-- begin --

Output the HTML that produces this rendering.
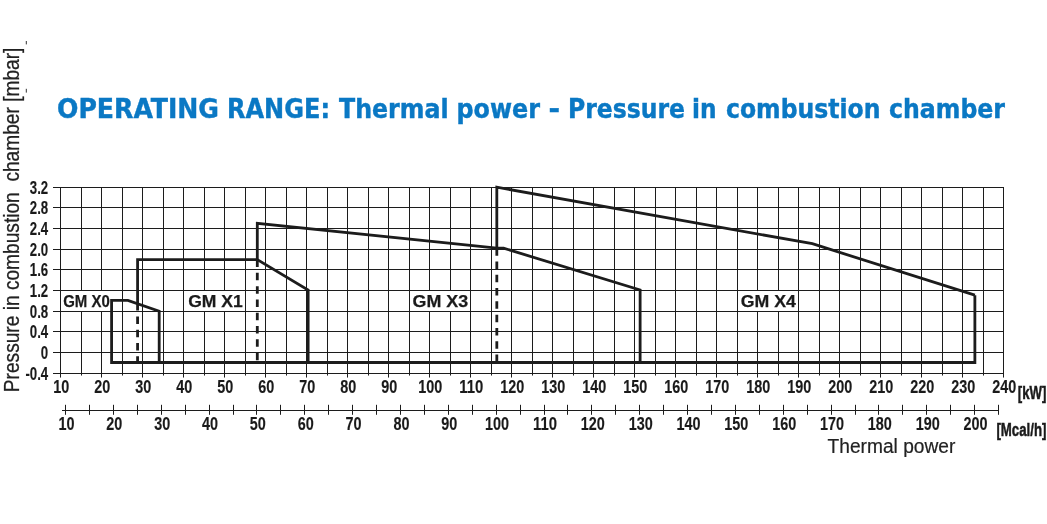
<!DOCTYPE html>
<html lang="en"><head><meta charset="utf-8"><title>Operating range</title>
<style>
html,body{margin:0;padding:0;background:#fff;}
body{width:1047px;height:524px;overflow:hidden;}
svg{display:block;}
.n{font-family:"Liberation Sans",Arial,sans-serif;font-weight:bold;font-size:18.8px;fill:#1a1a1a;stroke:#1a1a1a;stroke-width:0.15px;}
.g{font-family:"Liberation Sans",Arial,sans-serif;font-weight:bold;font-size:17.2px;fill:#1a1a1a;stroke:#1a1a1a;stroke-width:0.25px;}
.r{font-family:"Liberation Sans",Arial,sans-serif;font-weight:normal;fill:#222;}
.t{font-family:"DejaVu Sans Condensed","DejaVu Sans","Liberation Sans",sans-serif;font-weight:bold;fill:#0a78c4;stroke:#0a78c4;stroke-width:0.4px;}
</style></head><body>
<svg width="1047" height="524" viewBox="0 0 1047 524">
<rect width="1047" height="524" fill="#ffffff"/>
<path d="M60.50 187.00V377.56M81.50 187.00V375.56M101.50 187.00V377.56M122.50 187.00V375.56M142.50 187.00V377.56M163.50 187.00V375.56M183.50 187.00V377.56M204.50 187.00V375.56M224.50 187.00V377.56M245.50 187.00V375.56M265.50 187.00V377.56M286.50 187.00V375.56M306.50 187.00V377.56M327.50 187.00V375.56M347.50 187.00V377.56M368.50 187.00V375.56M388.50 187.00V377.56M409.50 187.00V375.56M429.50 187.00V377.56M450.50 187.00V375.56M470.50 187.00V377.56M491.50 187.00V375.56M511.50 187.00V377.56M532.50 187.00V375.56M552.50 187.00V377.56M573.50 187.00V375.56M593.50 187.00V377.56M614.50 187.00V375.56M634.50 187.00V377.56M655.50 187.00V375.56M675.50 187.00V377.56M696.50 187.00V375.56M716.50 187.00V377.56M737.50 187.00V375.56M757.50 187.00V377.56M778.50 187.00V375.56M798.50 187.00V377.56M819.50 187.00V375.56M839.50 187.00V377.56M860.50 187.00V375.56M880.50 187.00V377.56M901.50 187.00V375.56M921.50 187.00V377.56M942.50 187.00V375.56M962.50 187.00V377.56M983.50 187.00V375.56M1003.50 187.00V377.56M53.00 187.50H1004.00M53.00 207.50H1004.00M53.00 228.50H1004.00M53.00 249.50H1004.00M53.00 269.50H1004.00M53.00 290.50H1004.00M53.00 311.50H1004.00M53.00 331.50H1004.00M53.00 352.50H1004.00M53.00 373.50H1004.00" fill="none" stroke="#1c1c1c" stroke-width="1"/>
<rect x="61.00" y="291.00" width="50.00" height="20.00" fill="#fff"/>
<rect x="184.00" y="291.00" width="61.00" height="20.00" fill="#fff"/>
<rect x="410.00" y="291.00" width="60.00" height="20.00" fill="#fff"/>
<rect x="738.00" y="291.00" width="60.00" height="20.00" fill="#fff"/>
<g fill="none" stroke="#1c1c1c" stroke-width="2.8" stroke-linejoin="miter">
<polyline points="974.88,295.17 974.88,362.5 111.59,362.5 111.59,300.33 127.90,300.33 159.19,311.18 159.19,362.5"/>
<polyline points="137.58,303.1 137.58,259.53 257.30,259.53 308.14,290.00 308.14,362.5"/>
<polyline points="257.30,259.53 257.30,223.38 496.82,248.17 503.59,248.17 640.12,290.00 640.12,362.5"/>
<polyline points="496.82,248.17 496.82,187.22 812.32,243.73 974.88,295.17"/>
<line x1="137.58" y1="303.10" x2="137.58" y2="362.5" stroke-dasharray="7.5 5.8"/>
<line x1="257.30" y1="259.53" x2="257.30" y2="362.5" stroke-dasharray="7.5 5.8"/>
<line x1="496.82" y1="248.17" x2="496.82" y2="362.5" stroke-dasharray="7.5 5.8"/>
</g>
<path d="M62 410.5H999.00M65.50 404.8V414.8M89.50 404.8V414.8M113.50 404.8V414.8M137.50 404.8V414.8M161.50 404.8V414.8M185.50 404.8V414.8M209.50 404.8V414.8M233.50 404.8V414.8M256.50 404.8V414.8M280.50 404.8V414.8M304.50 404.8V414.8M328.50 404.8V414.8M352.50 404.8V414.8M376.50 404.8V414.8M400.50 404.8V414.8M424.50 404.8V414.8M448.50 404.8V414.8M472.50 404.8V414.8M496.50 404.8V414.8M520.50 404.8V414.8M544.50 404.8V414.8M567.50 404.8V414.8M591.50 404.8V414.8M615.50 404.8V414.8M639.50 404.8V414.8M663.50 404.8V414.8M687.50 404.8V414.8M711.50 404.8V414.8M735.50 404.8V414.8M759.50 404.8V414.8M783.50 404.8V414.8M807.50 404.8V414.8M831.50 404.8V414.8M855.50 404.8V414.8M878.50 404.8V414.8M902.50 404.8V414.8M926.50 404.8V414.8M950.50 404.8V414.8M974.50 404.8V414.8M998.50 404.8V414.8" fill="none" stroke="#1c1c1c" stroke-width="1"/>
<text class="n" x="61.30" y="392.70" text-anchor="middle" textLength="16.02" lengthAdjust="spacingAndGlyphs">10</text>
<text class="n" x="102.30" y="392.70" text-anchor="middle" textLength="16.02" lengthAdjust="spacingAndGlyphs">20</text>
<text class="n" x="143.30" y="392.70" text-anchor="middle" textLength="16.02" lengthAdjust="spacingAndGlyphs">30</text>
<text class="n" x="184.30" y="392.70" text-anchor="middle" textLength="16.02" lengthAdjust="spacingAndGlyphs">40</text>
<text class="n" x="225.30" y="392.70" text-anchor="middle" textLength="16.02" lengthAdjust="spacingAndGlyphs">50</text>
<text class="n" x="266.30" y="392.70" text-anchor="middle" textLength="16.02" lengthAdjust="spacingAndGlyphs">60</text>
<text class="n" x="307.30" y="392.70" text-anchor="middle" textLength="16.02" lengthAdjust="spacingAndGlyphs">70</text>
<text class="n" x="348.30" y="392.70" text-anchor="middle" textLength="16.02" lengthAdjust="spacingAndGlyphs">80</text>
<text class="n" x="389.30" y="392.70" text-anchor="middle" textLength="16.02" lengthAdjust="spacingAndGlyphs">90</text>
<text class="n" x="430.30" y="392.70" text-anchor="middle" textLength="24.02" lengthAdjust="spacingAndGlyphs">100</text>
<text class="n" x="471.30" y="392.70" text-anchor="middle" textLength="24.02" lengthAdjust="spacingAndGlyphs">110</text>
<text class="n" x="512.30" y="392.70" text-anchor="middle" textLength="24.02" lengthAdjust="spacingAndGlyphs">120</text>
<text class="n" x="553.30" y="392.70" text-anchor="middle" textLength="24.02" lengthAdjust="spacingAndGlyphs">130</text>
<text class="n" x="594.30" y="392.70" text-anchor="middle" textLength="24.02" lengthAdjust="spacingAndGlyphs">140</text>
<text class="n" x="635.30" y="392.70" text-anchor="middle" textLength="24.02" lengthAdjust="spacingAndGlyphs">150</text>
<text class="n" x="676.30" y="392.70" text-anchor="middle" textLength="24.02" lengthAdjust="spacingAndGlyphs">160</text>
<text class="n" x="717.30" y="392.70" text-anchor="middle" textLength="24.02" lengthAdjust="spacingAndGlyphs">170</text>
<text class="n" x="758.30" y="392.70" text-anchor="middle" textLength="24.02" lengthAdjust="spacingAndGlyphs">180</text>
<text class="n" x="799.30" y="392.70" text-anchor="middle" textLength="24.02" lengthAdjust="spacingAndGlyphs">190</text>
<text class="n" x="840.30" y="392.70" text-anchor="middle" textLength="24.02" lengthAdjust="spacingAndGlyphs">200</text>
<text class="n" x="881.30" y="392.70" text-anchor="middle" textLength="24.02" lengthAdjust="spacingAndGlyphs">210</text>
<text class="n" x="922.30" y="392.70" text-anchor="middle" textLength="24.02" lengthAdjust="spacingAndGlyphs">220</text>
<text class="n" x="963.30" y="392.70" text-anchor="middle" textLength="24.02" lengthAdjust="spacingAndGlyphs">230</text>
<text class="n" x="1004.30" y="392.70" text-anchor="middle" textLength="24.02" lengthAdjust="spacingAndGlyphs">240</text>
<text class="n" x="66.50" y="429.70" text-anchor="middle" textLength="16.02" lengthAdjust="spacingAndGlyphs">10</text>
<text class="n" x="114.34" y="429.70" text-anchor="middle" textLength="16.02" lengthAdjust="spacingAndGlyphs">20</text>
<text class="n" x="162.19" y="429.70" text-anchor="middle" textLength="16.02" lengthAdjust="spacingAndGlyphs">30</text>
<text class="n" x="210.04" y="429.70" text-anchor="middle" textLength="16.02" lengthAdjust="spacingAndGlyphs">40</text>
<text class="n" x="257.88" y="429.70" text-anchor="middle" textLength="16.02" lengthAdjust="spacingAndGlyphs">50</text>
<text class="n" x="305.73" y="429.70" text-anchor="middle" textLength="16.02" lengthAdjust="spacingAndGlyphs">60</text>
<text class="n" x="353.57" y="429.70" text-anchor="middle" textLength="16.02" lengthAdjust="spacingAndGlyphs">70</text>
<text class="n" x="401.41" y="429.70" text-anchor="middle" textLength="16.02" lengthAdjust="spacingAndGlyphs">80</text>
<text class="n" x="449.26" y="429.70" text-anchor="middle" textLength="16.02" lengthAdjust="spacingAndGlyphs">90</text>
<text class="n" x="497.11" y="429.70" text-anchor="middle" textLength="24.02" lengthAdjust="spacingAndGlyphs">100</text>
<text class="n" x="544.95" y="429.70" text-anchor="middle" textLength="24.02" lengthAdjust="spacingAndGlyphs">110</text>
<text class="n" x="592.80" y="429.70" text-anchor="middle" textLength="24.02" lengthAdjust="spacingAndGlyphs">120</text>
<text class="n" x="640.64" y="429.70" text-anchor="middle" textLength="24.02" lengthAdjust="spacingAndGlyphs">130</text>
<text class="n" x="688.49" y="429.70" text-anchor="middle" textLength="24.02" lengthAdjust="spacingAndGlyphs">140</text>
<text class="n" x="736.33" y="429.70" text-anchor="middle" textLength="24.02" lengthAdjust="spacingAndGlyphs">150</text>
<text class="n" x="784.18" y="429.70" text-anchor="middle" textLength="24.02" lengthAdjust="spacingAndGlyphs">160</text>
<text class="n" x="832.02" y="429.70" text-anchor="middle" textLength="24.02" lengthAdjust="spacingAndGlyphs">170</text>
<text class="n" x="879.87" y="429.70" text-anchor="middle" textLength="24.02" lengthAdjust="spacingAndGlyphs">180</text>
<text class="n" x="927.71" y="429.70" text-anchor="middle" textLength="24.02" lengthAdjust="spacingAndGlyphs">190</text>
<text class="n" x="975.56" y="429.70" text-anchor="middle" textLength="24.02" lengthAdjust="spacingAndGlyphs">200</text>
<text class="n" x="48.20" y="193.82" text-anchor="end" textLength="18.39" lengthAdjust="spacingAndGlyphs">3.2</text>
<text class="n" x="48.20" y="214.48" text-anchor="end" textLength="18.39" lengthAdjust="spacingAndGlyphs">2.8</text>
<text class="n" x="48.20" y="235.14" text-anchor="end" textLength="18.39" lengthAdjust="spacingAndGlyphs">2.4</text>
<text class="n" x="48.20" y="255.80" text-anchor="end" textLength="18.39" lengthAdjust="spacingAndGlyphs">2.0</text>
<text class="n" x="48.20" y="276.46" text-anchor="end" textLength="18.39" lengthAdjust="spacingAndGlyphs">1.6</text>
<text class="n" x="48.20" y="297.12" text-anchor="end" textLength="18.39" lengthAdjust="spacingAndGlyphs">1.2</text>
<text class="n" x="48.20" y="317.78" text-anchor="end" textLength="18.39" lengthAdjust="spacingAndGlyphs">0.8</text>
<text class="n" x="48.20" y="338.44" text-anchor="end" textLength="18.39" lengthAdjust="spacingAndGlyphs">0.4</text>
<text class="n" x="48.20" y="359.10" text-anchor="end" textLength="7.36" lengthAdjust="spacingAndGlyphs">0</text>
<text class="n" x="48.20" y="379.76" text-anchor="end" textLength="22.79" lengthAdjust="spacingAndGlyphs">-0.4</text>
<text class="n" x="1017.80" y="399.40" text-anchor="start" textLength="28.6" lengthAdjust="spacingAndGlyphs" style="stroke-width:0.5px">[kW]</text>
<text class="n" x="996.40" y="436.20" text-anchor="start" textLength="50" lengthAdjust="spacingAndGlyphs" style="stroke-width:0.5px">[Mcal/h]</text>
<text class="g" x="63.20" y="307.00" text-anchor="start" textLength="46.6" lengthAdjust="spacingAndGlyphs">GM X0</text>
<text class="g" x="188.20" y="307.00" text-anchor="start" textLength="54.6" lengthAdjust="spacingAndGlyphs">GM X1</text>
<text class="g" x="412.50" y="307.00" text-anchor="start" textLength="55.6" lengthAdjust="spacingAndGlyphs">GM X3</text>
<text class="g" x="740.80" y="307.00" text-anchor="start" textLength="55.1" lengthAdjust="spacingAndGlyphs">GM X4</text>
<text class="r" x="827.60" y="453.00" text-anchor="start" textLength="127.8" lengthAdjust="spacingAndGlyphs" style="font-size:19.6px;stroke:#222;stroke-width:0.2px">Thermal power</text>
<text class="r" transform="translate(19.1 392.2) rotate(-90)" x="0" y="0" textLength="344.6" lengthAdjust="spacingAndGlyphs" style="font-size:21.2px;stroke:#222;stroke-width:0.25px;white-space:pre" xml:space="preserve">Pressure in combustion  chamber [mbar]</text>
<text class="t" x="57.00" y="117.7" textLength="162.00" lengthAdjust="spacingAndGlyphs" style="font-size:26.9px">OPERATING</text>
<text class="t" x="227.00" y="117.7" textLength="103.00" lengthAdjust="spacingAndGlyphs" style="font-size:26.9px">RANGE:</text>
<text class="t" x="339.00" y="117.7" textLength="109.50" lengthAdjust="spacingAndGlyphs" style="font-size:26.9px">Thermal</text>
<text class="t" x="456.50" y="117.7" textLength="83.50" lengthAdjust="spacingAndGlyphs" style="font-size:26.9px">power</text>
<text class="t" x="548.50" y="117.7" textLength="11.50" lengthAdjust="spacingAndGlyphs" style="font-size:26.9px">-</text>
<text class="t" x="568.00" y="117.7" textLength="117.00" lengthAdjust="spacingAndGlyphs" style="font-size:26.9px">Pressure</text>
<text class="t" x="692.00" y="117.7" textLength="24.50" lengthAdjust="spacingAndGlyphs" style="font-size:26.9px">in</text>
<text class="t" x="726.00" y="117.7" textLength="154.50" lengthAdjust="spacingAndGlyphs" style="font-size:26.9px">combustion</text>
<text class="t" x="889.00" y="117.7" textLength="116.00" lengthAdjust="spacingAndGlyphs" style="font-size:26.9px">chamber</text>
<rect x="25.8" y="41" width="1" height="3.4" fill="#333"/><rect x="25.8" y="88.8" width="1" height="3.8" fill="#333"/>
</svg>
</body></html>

-- end --
-- begin --

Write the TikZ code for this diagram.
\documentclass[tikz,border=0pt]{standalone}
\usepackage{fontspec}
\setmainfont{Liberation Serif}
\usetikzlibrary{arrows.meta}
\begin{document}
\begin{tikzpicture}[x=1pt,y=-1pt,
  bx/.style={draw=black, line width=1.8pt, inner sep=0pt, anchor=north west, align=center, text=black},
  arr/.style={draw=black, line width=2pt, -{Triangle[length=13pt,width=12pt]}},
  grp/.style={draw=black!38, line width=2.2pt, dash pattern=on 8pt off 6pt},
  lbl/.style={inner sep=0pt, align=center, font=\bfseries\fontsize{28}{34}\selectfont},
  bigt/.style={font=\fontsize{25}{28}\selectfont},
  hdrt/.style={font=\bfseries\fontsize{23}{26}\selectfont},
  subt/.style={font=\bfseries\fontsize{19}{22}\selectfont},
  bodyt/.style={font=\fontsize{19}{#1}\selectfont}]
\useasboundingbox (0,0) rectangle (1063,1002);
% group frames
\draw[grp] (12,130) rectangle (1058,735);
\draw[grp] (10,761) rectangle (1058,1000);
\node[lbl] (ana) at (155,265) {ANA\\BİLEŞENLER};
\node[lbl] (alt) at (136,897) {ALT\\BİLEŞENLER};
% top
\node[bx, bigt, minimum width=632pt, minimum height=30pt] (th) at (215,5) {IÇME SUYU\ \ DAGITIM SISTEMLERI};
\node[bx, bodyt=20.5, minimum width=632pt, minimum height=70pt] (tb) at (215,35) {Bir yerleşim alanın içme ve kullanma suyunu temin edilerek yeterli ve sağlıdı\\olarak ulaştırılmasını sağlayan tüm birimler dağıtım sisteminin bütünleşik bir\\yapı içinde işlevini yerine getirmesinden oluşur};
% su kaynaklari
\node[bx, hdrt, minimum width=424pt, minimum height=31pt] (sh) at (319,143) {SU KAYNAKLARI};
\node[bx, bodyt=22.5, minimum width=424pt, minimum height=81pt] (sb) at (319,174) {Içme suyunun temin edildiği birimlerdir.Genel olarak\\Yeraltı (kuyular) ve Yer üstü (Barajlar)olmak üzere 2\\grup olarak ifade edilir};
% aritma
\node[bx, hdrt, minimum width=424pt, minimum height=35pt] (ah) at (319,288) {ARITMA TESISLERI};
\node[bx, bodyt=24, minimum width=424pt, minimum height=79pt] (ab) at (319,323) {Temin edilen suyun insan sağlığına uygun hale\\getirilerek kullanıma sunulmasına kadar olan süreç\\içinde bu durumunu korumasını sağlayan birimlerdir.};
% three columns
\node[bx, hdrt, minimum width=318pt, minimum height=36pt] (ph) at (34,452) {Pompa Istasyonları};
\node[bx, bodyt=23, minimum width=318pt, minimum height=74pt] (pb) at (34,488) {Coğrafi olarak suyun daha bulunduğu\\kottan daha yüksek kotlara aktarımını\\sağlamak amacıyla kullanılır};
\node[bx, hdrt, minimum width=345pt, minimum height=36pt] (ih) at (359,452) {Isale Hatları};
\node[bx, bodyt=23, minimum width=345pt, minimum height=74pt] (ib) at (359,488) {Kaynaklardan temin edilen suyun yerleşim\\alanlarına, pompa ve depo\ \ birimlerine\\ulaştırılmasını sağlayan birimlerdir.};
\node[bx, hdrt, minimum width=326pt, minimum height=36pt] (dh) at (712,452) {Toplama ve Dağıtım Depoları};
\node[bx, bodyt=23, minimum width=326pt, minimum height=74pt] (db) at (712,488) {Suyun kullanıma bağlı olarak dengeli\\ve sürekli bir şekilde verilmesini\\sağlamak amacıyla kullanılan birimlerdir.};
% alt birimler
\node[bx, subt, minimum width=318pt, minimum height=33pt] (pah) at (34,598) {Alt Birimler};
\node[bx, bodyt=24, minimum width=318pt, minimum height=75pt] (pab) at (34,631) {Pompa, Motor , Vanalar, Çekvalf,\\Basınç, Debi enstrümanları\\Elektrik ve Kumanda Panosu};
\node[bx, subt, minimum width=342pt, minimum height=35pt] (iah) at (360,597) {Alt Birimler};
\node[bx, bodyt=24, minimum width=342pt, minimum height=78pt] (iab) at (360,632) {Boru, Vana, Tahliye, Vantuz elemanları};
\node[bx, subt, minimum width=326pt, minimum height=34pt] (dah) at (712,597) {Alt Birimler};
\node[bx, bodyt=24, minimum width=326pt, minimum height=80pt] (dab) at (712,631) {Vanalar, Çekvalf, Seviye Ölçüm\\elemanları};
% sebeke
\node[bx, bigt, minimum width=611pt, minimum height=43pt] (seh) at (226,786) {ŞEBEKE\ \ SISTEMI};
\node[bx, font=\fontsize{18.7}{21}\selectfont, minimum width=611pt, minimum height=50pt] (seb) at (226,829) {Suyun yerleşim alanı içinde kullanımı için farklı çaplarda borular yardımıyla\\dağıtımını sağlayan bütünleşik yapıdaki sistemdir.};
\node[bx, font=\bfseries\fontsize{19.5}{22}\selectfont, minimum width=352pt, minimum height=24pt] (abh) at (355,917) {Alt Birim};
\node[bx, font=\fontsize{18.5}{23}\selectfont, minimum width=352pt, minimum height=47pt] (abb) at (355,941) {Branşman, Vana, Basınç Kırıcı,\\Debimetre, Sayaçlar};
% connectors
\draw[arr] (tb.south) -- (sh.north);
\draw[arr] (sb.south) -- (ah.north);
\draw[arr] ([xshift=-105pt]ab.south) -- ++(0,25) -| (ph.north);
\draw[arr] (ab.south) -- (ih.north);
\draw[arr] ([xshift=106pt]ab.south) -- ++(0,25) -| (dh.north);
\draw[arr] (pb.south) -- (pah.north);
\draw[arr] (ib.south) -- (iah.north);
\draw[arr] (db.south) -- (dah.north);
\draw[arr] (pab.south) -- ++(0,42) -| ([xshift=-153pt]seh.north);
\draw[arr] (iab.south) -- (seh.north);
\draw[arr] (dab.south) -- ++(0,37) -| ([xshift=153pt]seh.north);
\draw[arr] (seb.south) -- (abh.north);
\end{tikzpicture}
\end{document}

-- end --

• _Task description_
Read the entries and select each line where the word "this" is found.

• _Written solution_
Output the HTML that produces this rendering.
Write the TikZ code for this diagram.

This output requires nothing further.